GIVEN DATA:
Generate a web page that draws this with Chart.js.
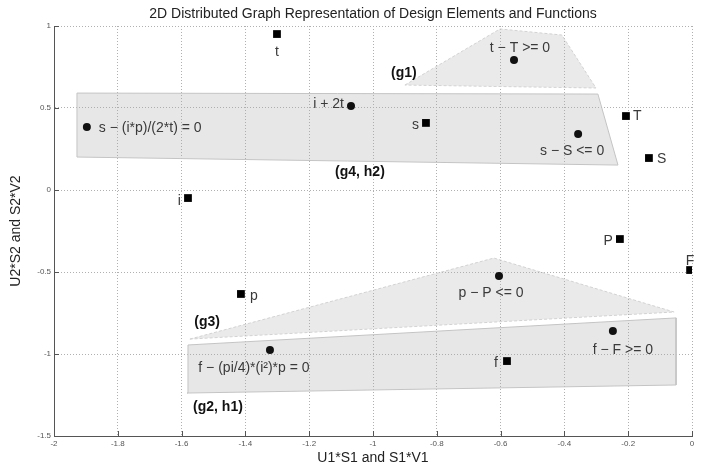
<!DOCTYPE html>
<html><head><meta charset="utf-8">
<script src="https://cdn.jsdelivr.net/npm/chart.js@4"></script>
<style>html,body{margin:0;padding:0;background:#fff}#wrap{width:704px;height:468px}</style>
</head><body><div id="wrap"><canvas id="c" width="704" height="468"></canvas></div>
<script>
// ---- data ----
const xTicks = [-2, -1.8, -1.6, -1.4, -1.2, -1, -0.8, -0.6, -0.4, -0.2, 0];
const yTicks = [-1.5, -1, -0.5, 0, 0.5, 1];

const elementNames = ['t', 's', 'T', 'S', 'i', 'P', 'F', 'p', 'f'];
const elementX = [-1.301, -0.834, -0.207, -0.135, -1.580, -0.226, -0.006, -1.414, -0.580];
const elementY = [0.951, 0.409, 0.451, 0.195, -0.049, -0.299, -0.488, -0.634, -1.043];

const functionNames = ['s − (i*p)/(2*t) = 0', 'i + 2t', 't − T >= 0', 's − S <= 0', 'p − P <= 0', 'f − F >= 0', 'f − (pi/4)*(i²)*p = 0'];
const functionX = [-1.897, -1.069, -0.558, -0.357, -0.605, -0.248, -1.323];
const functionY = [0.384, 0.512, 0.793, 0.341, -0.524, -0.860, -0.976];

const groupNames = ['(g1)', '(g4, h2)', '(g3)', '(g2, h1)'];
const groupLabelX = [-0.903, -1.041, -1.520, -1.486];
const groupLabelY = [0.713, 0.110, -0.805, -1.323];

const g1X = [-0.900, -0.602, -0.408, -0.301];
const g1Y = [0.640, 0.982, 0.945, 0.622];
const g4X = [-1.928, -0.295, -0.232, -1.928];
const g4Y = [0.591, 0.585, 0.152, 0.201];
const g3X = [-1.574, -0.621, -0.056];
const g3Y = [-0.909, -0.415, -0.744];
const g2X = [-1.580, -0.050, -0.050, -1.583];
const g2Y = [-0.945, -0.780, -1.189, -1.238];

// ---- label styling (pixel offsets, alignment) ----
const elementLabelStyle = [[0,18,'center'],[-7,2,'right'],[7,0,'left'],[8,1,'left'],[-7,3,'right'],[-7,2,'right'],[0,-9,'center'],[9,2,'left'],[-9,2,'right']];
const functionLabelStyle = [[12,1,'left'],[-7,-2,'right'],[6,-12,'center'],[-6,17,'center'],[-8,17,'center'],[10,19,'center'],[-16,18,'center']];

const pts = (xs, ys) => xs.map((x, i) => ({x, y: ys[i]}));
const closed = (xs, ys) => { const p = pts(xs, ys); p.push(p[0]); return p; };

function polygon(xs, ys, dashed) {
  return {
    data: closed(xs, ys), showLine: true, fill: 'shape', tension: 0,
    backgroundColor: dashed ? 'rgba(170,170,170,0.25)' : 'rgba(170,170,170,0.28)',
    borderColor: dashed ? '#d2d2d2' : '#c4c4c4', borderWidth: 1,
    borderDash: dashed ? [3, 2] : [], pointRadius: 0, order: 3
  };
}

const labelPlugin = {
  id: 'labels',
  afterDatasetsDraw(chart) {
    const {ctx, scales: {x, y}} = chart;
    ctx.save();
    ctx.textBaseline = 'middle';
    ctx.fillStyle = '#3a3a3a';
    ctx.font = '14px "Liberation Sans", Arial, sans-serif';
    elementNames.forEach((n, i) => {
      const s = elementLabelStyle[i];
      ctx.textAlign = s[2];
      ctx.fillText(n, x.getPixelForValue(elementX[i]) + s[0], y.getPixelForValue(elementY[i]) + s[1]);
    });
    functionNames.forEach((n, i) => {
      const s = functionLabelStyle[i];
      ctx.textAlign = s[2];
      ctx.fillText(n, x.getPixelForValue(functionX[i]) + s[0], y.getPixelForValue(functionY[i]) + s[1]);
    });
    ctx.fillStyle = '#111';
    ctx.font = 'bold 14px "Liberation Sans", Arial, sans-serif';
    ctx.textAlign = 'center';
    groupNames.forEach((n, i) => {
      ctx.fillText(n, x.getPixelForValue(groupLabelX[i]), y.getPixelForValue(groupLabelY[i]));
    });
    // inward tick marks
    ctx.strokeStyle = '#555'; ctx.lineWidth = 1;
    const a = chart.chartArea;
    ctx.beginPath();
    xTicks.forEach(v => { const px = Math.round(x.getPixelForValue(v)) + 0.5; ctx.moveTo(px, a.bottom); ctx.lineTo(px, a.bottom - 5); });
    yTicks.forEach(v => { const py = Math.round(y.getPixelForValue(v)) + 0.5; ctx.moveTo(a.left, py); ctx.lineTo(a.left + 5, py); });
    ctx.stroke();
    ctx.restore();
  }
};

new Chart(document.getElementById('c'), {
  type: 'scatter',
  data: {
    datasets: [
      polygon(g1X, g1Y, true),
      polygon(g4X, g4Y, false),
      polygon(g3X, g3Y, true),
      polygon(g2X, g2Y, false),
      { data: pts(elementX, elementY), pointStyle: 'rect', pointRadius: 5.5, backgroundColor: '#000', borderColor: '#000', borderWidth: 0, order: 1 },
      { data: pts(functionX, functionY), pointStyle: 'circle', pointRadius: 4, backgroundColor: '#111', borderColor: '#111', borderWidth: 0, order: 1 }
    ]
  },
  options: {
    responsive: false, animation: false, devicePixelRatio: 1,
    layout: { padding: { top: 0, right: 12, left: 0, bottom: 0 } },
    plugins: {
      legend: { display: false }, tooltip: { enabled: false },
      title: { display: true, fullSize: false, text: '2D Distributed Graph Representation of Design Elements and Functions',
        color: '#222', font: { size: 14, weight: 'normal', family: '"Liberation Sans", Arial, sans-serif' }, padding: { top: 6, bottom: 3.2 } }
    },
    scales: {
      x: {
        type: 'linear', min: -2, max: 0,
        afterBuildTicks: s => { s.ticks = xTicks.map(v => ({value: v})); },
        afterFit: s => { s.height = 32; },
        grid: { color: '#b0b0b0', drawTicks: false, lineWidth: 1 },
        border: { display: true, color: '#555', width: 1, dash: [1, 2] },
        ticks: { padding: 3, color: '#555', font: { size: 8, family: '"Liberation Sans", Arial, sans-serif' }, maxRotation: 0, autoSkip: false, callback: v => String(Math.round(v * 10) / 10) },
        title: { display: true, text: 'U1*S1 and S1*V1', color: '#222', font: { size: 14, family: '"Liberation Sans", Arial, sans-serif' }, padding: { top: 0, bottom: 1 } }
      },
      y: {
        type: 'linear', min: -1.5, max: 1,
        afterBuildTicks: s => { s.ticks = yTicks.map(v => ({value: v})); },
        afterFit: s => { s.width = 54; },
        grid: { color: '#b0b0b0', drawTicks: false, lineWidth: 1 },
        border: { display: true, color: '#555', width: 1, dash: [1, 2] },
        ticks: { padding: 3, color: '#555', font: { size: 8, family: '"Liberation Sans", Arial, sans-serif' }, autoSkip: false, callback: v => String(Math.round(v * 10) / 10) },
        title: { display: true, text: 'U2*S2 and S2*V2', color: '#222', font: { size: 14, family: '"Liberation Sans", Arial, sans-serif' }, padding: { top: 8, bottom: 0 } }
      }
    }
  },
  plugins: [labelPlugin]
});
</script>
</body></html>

AIM OF THE TASK:
Write the listing out a second time exactly, dropping all images.

ANSWER TO THIS TASK:
Generate a web page that draws this with Chart.js.
<!DOCTYPE html>
<html><head><meta charset="utf-8">
<script src="https://cdn.jsdelivr.net/npm/chart.js@4"></script>
<style>html,body{margin:0;padding:0;background:#fff}#wrap{width:704px;height:468px}</style>
</head><body><div id="wrap"><canvas id="c" width="704" height="468"></canvas></div>
<script>
// ---- data ----
const xTicks = [-2, -1.8, -1.6, -1.4, -1.2, -1, -0.8, -0.6, -0.4, -0.2, 0];
const yTicks = [-1.5, -1, -0.5, 0, 0.5, 1];

const elementNames = ['t', 's', 'T', 'S', 'i', 'P', 'F', 'p', 'f'];
const elementX = [-1.301, -0.834, -0.207, -0.135, -1.580, -0.226, -0.006, -1.414, -0.580];
const elementY = [0.951, 0.409, 0.451, 0.195, -0.049, -0.299, -0.488, -0.634, -1.043];

const functionNames = ['s − (i*p)/(2*t) = 0', 'i + 2t', 't − T >= 0', 's − S <= 0', 'p − P <= 0', 'f − F >= 0', 'f − (pi/4)*(i²)*p = 0'];
const functionX = [-1.897, -1.069, -0.558, -0.357, -0.605, -0.248, -1.323];
const functionY = [0.384, 0.512, 0.793, 0.341, -0.524, -0.860, -0.976];

const groupNames = ['(g1)', '(g4, h2)', '(g3)', '(g2, h1)'];
const groupLabelX = [-0.903, -1.041, -1.520, -1.486];
const groupLabelY = [0.713, 0.110, -0.805, -1.323];

const g1X = [-0.900, -0.602, -0.408, -0.301];
const g1Y = [0.640, 0.982, 0.945, 0.622];
const g4X = [-1.928, -0.295, -0.232, -1.928];
const g4Y = [0.591, 0.585, 0.152, 0.201];
const g3X = [-1.574, -0.621, -0.056];
const g3Y = [-0.909, -0.415, -0.744];
const g2X = [-1.580, -0.050, -0.050, -1.583];
const g2Y = [-0.945, -0.780, -1.189, -1.238];

// ---- label styling (pixel offsets, alignment) ----
const elementLabelStyle = [[0,18,'center'],[-7,2,'right'],[7,0,'left'],[8,1,'left'],[-7,3,'right'],[-7,2,'right'],[0,-9,'center'],[9,2,'left'],[-9,2,'right']];
const functionLabelStyle = [[12,1,'left'],[-7,-2,'right'],[6,-12,'center'],[-6,17,'center'],[-8,17,'center'],[10,19,'center'],[-16,18,'center']];

const pts = (xs, ys) => xs.map((x, i) => ({x, y: ys[i]}));
const closed = (xs, ys) => { const p = pts(xs, ys); p.push(p[0]); return p; };

function polygon(xs, ys, dashed) {
  return {
    data: closed(xs, ys), showLine: true, fill: 'shape', tension: 0,
    backgroundColor: dashed ? 'rgba(170,170,170,0.25)' : 'rgba(170,170,170,0.28)',
    borderColor: dashed ? '#d2d2d2' : '#c4c4c4', borderWidth: 1,
    borderDash: dashed ? [3, 2] : [], pointRadius: 0, order: 3
  };
}

const labelPlugin = {
  id: 'labels',
  afterDatasetsDraw(chart) {
    const {ctx, scales: {x, y}} = chart;
    ctx.save();
    ctx.textBaseline = 'middle';
    ctx.fillStyle = '#3a3a3a';
    ctx.font = '14px "Liberation Sans", Arial, sans-serif';
    elementNames.forEach((n, i) => {
      const s = elementLabelStyle[i];
      ctx.textAlign = s[2];
      ctx.fillText(n, x.getPixelForValue(elementX[i]) + s[0], y.getPixelForValue(elementY[i]) + s[1]);
    });
    functionNames.forEach((n, i) => {
      const s = functionLabelStyle[i];
      ctx.textAlign = s[2];
      ctx.fillText(n, x.getPixelForValue(functionX[i]) + s[0], y.getPixelForValue(functionY[i]) + s[1]);
    });
    ctx.fillStyle = '#111';
    ctx.font = 'bold 14px "Liberation Sans", Arial, sans-serif';
    ctx.textAlign = 'center';
    groupNames.forEach((n, i) => {
      ctx.fillText(n, x.getPixelForValue(groupLabelX[i]), y.getPixelForValue(groupLabelY[i]));
    });
    // inward tick marks
    ctx.strokeStyle = '#555'; ctx.lineWidth = 1;
    const a = chart.chartArea;
    ctx.beginPath();
    xTicks.forEach(v => { const px = Math.round(x.getPixelForValue(v)) + 0.5; ctx.moveTo(px, a.bottom); ctx.lineTo(px, a.bottom - 5); });
    yTicks.forEach(v => { const py = Math.round(y.getPixelForValue(v)) + 0.5; ctx.moveTo(a.left, py); ctx.lineTo(a.left + 5, py); });
    ctx.stroke();
    ctx.restore();
  }
};

new Chart(document.getElementById('c'), {
  type: 'scatter',
  data: {
    datasets: [
      polygon(g1X, g1Y, true),
      polygon(g4X, g4Y, false),
      polygon(g3X, g3Y, true),
      polygon(g2X, g2Y, false),
      { data: pts(elementX, elementY), pointStyle: 'rect', pointRadius: 5.5, backgroundColor: '#000', borderColor: '#000', borderWidth: 0, order: 1 },
      { data: pts(functionX, functionY), pointStyle: 'circle', pointRadius: 4, backgroundColor: '#111', borderColor: '#111', borderWidth: 0, order: 1 }
    ]
  },
  options: {
    responsive: false, animation: false, devicePixelRatio: 1,
    layout: { padding: { top: 0, right: 12, left: 0, bottom: 0 } },
    plugins: {
      legend: { display: false }, tooltip: { enabled: false },
      title: { display: true, fullSize: false, text: '2D Distributed Graph Representation of Design Elements and Functions',
        color: '#222', font: { size: 14, weight: 'normal', family: '"Liberation Sans", Arial, sans-serif' }, padding: { top: 6, bottom: 3.2 } }
    },
    scales: {
      x: {
        type: 'linear', min: -2, max: 0,
        afterBuildTicks: s => { s.ticks = xTicks.map(v => ({value: v})); },
        afterFit: s => { s.height = 32; },
        grid: { color: '#b0b0b0', drawTicks: false, lineWidth: 1 },
        border: { display: true, color: '#555', width: 1, dash: [1, 2] },
        ticks: { padding: 3, color: '#555', font: { size: 8, family: '"Liberation Sans", Arial, sans-serif' }, maxRotation: 0, autoSkip: false, callback: v => String(Math.round(v * 10) / 10) },
        title: { display: true, text: 'U1*S1 and S1*V1', color: '#222', font: { size: 14, family: '"Liberation Sans", Arial, sans-serif' }, padding: { top: 0, bottom: 1 } }
      },
      y: {
        type: 'linear', min: -1.5, max: 1,
        afterBuildTicks: s => { s.ticks = yTicks.map(v => ({value: v})); },
        afterFit: s => { s.width = 54; },
        grid: { color: '#b0b0b0', drawTicks: false, lineWidth: 1 },
        border: { display: true, color: '#555', width: 1, dash: [1, 2] },
        ticks: { padding: 3, color: '#555', font: { size: 8, family: '"Liberation Sans", Arial, sans-serif' }, autoSkip: false, callback: v => String(Math.round(v * 10) / 10) },
        title: { display: true, text: 'U2*S2 and S2*V2', color: '#222', font: { size: 14, family: '"Liberation Sans", Arial, sans-serif' }, padding: { top: 8, bottom: 0 } }
      }
    }
  },
  plugins: [labelPlugin]
});
</script>
</body></html>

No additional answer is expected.